Aim of the task: Images should be left out, and everything else in the listing reproduced exactly.

Material:
— BEGIN —
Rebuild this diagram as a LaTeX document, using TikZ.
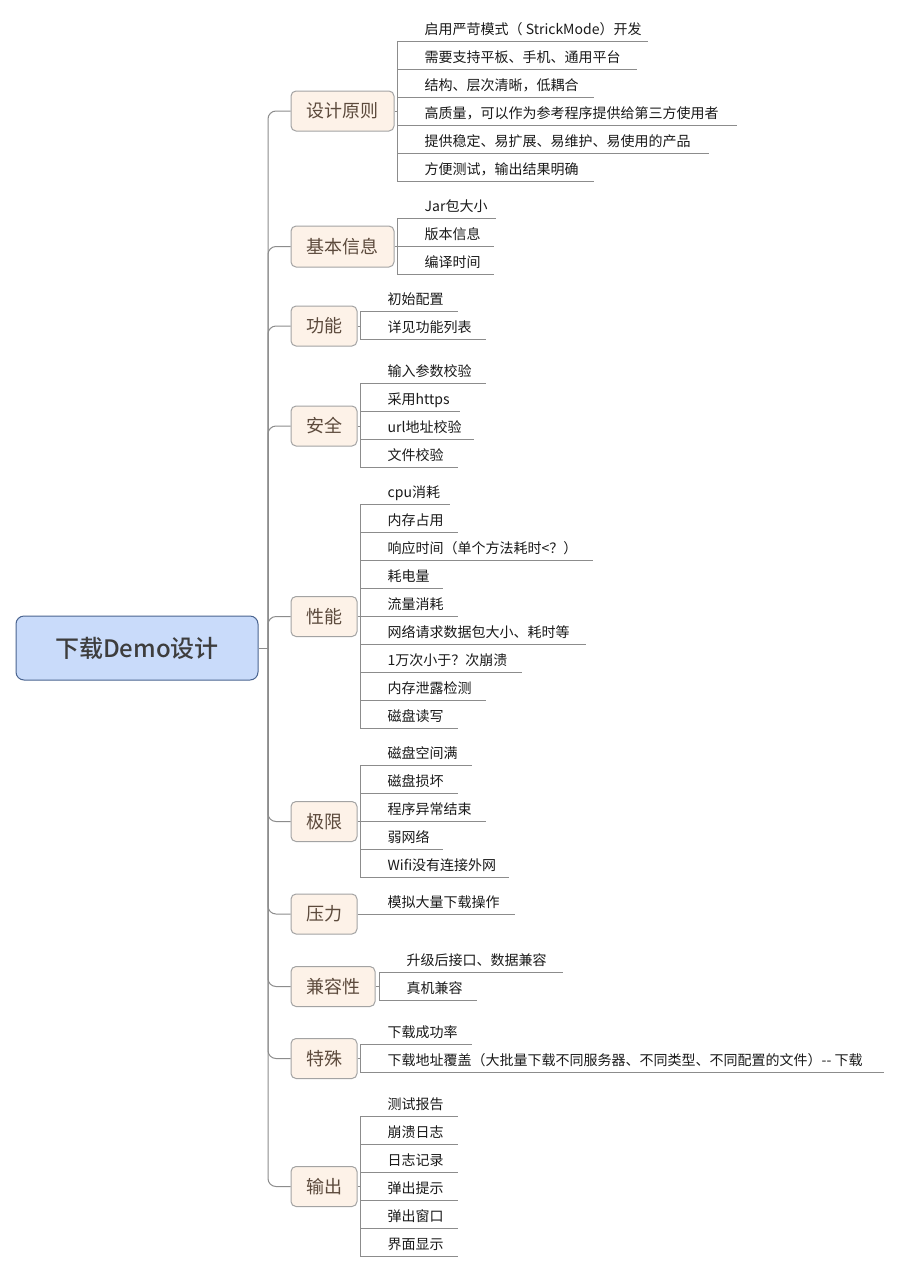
\documentclass[tikz,border=0pt]{standalone}
\usepackage{fontspec}
\setmainfont{Noto Sans CJK SC}
\newfontfamily\rootfont{Noto Sans CJK SC Medium}
\usetikzlibrary{calc}
\definecolor{linec}{HTML}{8C8C8C}
\definecolor{bfill}{HTML}{FDF2E8}
\definecolor{bdraw}{HTML}{A3A3A3}
\definecolor{btext}{HTML}{5C4A3C}
\definecolor{rfill}{HTML}{C9DBFA}
\definecolor{rdraw}{HTML}{4A6490}
\definecolor{rtext}{HTML}{3D3D3D}
\definecolor{ltext}{HTML}{1A1A1A}
\tikzset{
  conn/.style={draw=linec, line width=1pt},
  rootbox/.style={draw=rdraw, fill=rfill, line width=1pt, rounded corners=8pt,
    minimum width=242pt, minimum height=64pt, inner sep=0pt, text=rtext,
    font=\fontsize{24}{28}\rootfont},
  brbox/.style={draw=bdraw, fill=bfill, line width=1pt, rounded corners=5pt,
    minimum height=40pt, inner sep=0pt, text=btext,
    font=\fontsize{18}{22}\selectfont},
  leaf/.style={anchor=base west, inner sep=0pt, text=ltext,
    font=\fontsize{14}{16}\selectfont},
}
\newcommand\mkleaf[5]{%
  \coordinate (#1s) at (#2,#3);
  \coordinate (#1e) at (#4,#3);
  \draw[conn] (#1s) -- (#1e);
  \node[leaf] (#1) at ([shift={(27.5,-6.5)}]#1s) {#5};
}
\begin{document}
\begin{tikzpicture}[x=1pt,y=-1pt]
\fill[white] (0,0) rectangle (900,1272);
\useasboundingbox (0,0) rectangle (900,1272);

% root
\node[rootbox] (root) at (137,648) {下载Demo设计};
\coordinate (spine) at (268,648);

% branch boxes
\node[brbox, minimum width=103pt] (b1) at (342.5,111) {设计原则};
\node[brbox, minimum width=103pt, minimum height=41pt] (b2) at (342.5,246.5) {基本信息};
\node[brbox, minimum width=66pt] (b3) at (324,326) {功能};
\node[brbox, minimum width=66pt] (b4) at (324,426) {安全};
\node[brbox, minimum width=66pt] (b5) at (324,616.5) {性能};
\node[brbox, minimum width=66pt] (b6) at (324,821.5) {极限};
\node[brbox, minimum width=66pt] (b7) at (324,914) {压力};
\node[brbox, minimum width=84pt] (b8) at (333,986.5) {兼容性};
\node[brbox, minimum width=66pt] (b9) at (324,1058.5) {特殊};
\node[brbox, minimum width=66pt] (b10) at (324,1186.5) {输出};

% spine and branches
\draw[conn] (root.east) -- (spine);
\foreach \b in {b1,b2,b3,b4,b5,b6,b7,b8,b9,b10}{
  \draw[conn, rounded corners=8pt] (\b.west) -| (spine);
}

% group 1
\mkleaf{l11}{397}{41}{648}{启用严苛模式（ StrickMode）开发}
\mkleaf{l12}{397}{69}{637}{需要支持平板、手机、通用平台}
\mkleaf{l13}{397}{97}{594}{结构、层次清晰，低耦合}
\mkleaf{l14}{397}{125}{737}{高质量，可以作为参考程序提供给第三方使用者}
\mkleaf{l15}{397}{153}{709}{提供稳定、易扩展、易维护、易使用的产品}
\mkleaf{l16}{397}{181}{594}{方便测试，输出结果明确}
\draw[conn] (l11s) -- (l16s);
\draw[conn] (b1.east) -- (b1.east -| l11s);

% group 2
\mkleaf{l21}{397}{218}{496}{Jar包大小}
\mkleaf{l22}{397}{246}{494}{版本信息}
\mkleaf{l23}{397}{274}{494}{编译时间}
\draw[conn] (l21s) -- (l23s);
\draw[conn] (b2.east) -- (b2.east -| l21s);

% group 3
\mkleaf{l31}{360}{311}{458}{初始配置}
\mkleaf{l32}{360}{339}{486}{详见功能列表}
\draw[conn] (l31s) -- (l32s);
\draw[conn] (b3.east) -- (b3.east -| l31s);

% group 4
\mkleaf{l41}{360}{383}{486}{输入参数校验}
\mkleaf{l42}{360}{411}{460}{采用https}
\mkleaf{l43}{360}{439}{474}{url地址校验}
\mkleaf{l44}{360}{467}{458}{文件校验}
\draw[conn] (l41s) -- (l44s);
\draw[conn] (b4.east) -- (b4.east -| l41s);

% group 5
\mkleaf{l51}{360}{504}{450}{cpu消耗}
\mkleaf{l52}{360}{532}{458}{内存占用}
\mkleaf{l53}{360}{560}{593}{响应时间（单个方法耗时<？）}
\mkleaf{l54}{360}{588}{443}{耗电量}
\mkleaf{l55}{360}{616}{458}{流量消耗}
\mkleaf{l56}{360}{644}{586}{网络请求数据包大小、耗时等}
\mkleaf{l57}{360}{672}{522}{1万次小于？次崩溃}
\mkleaf{l58}{360}{700}{486}{内存泄露检测}
\mkleaf{l59}{360}{728}{458}{磁盘读写}
\draw[conn] (l51s) -- (l59s);
\draw[conn] (b5.east) -- (b5.east -| l51s);

% group 6
\mkleaf{l61}{360}{765}{472}{磁盘空间满}
\mkleaf{l62}{360}{793}{458}{磁盘损坏}
\mkleaf{l63}{360}{821}{486}{程序异常结束}
\mkleaf{l64}{360}{849}{443}{弱网络}
\mkleaf{l65}{360}{877}{509}{Wifi没有连接外网}
\draw[conn] (l61s) -- (l65s);
\draw[conn] (b6.east) -- (b6.east -| l61s);

% group 7
\mkleaf{l71}{360}{914}{515}{模拟大量下载操作}
\draw[conn] (b7.east) -- (l71s);

% group 8
\mkleaf{l81}{379}{972}{563}{升级后接口、数据兼容}
\mkleaf{l82}{379}{1000}{477}{真机兼容}
\draw[conn] (l81s) -- (l82s);
\draw[conn] (b8.east) -- (b8.east -| l81s);

% group 9
\mkleaf{l91}{360}{1044}{472}{下载成功率}
\mkleaf{l92}{360}{1072}{884}{下载地址覆盖（大批量下载不同服务器、不同类型、不同配置的文件）{-}{-} 下载}
\draw[conn] (l91s) -- (l92s);
\draw[conn] (b9.east) -- (b9.east -| l91s);

% group 10
\mkleaf{la1}{360}{1116}{458}{测试报告}
\mkleaf{la2}{360}{1144}{458}{崩溃日志}
\mkleaf{la3}{360}{1172}{458}{日志记录}
\mkleaf{la4}{360}{1200}{458}{弹出提示}
\mkleaf{la5}{360}{1228}{458}{弹出窗口}
\mkleaf{la6}{360}{1256}{458}{界面显示}
\draw[conn] (la1s) -- (la6s);
\draw[conn] (b10.east) -- (b10.east -| la1s);
\end{tikzpicture}
\end{document}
— END —
Exercise solution:
Rebuild this diagram as a LaTeX document, using TikZ.
\documentclass[tikz,border=0pt]{standalone}
\usepackage{fontspec}
\setmainfont{Noto Sans CJK SC}
\newfontfamily\rootfont{Noto Sans CJK SC Medium}
\usetikzlibrary{calc}
\definecolor{linec}{HTML}{8C8C8C}
\definecolor{bfill}{HTML}{FDF2E8}
\definecolor{bdraw}{HTML}{A3A3A3}
\definecolor{btext}{HTML}{5C4A3C}
\definecolor{rfill}{HTML}{C9DBFA}
\definecolor{rdraw}{HTML}{4A6490}
\definecolor{rtext}{HTML}{3D3D3D}
\definecolor{ltext}{HTML}{1A1A1A}
\tikzset{
  conn/.style={draw=linec, line width=1pt},
  rootbox/.style={draw=rdraw, fill=rfill, line width=1pt, rounded corners=8pt,
    minimum width=242pt, minimum height=64pt, inner sep=0pt, text=rtext,
    font=\fontsize{24}{28}\rootfont},
  brbox/.style={draw=bdraw, fill=bfill, line width=1pt, rounded corners=5pt,
    minimum height=40pt, inner sep=0pt, text=btext,
    font=\fontsize{18}{22}\selectfont},
  leaf/.style={anchor=base west, inner sep=0pt, text=ltext,
    font=\fontsize{14}{16}\selectfont},
}
\newcommand\mkleaf[5]{%
  \coordinate (#1s) at (#2,#3);
  \coordinate (#1e) at (#4,#3);
  \draw[conn] (#1s) -- (#1e);
  \node[leaf] (#1) at ([shift={(27.5,-6.5)}]#1s) {#5};
}
\begin{document}
\begin{tikzpicture}[x=1pt,y=-1pt]
\fill[white] (0,0) rectangle (900,1272);
\useasboundingbox (0,0) rectangle (900,1272);

% root
\node[rootbox] (root) at (137,648) {下载Demo设计};
\coordinate (spine) at (268,648);

% branch boxes
\node[brbox, minimum width=103pt] (b1) at (342.5,111) {设计原则};
\node[brbox, minimum width=103pt, minimum height=41pt] (b2) at (342.5,246.5) {基本信息};
\node[brbox, minimum width=66pt] (b3) at (324,326) {功能};
\node[brbox, minimum width=66pt] (b4) at (324,426) {安全};
\node[brbox, minimum width=66pt] (b5) at (324,616.5) {性能};
\node[brbox, minimum width=66pt] (b6) at (324,821.5) {极限};
\node[brbox, minimum width=66pt] (b7) at (324,914) {压力};
\node[brbox, minimum width=84pt] (b8) at (333,986.5) {兼容性};
\node[brbox, minimum width=66pt] (b9) at (324,1058.5) {特殊};
\node[brbox, minimum width=66pt] (b10) at (324,1186.5) {输出};

% spine and branches
\draw[conn] (root.east) -- (spine);
\foreach \b in {b1,b2,b3,b4,b5,b6,b7,b8,b9,b10}{
  \draw[conn, rounded corners=8pt] (\b.west) -| (spine);
}

% group 1
\mkleaf{l11}{397}{41}{648}{启用严苛模式（ StrickMode）开发}
\mkleaf{l12}{397}{69}{637}{需要支持平板、手机、通用平台}
\mkleaf{l13}{397}{97}{594}{结构、层次清晰，低耦合}
\mkleaf{l14}{397}{125}{737}{高质量，可以作为参考程序提供给第三方使用者}
\mkleaf{l15}{397}{153}{709}{提供稳定、易扩展、易维护、易使用的产品}
\mkleaf{l16}{397}{181}{594}{方便测试，输出结果明确}
\draw[conn] (l11s) -- (l16s);
\draw[conn] (b1.east) -- (b1.east -| l11s);

% group 2
\mkleaf{l21}{397}{218}{496}{Jar包大小}
\mkleaf{l22}{397}{246}{494}{版本信息}
\mkleaf{l23}{397}{274}{494}{编译时间}
\draw[conn] (l21s) -- (l23s);
\draw[conn] (b2.east) -- (b2.east -| l21s);

% group 3
\mkleaf{l31}{360}{311}{458}{初始配置}
\mkleaf{l32}{360}{339}{486}{详见功能列表}
\draw[conn] (l31s) -- (l32s);
\draw[conn] (b3.east) -- (b3.east -| l31s);

% group 4
\mkleaf{l41}{360}{383}{486}{输入参数校验}
\mkleaf{l42}{360}{411}{460}{采用https}
\mkleaf{l43}{360}{439}{474}{url地址校验}
\mkleaf{l44}{360}{467}{458}{文件校验}
\draw[conn] (l41s) -- (l44s);
\draw[conn] (b4.east) -- (b4.east -| l41s);

% group 5
\mkleaf{l51}{360}{504}{450}{cpu消耗}
\mkleaf{l52}{360}{532}{458}{内存占用}
\mkleaf{l53}{360}{560}{593}{响应时间（单个方法耗时<？）}
\mkleaf{l54}{360}{588}{443}{耗电量}
\mkleaf{l55}{360}{616}{458}{流量消耗}
\mkleaf{l56}{360}{644}{586}{网络请求数据包大小、耗时等}
\mkleaf{l57}{360}{672}{522}{1万次小于？次崩溃}
\mkleaf{l58}{360}{700}{486}{内存泄露检测}
\mkleaf{l59}{360}{728}{458}{磁盘读写}
\draw[conn] (l51s) -- (l59s);
\draw[conn] (b5.east) -- (b5.east -| l51s);

% group 6
\mkleaf{l61}{360}{765}{472}{磁盘空间满}
\mkleaf{l62}{360}{793}{458}{磁盘损坏}
\mkleaf{l63}{360}{821}{486}{程序异常结束}
\mkleaf{l64}{360}{849}{443}{弱网络}
\mkleaf{l65}{360}{877}{509}{Wifi没有连接外网}
\draw[conn] (l61s) -- (l65s);
\draw[conn] (b6.east) -- (b6.east -| l61s);

% group 7
\mkleaf{l71}{360}{914}{515}{模拟大量下载操作}
\draw[conn] (b7.east) -- (l71s);

% group 8
\mkleaf{l81}{379}{972}{563}{升级后接口、数据兼容}
\mkleaf{l82}{379}{1000}{477}{真机兼容}
\draw[conn] (l81s) -- (l82s);
\draw[conn] (b8.east) -- (b8.east -| l81s);

% group 9
\mkleaf{l91}{360}{1044}{472}{下载成功率}
\mkleaf{l92}{360}{1072}{884}{下载地址覆盖（大批量下载不同服务器、不同类型、不同配置的文件）{-}{-} 下载}
\draw[conn] (l91s) -- (l92s);
\draw[conn] (b9.east) -- (b9.east -| l91s);

% group 10
\mkleaf{la1}{360}{1116}{458}{测试报告}
\mkleaf{la2}{360}{1144}{458}{崩溃日志}
\mkleaf{la3}{360}{1172}{458}{日志记录}
\mkleaf{la4}{360}{1200}{458}{弹出提示}
\mkleaf{la5}{360}{1228}{458}{弹出窗口}
\mkleaf{la6}{360}{1256}{458}{界面显示}
\draw[conn] (la1s) -- (la6s);
\draw[conn] (b10.east) -- (b10.east -| la1s);
\end{tikzpicture}
\end{document}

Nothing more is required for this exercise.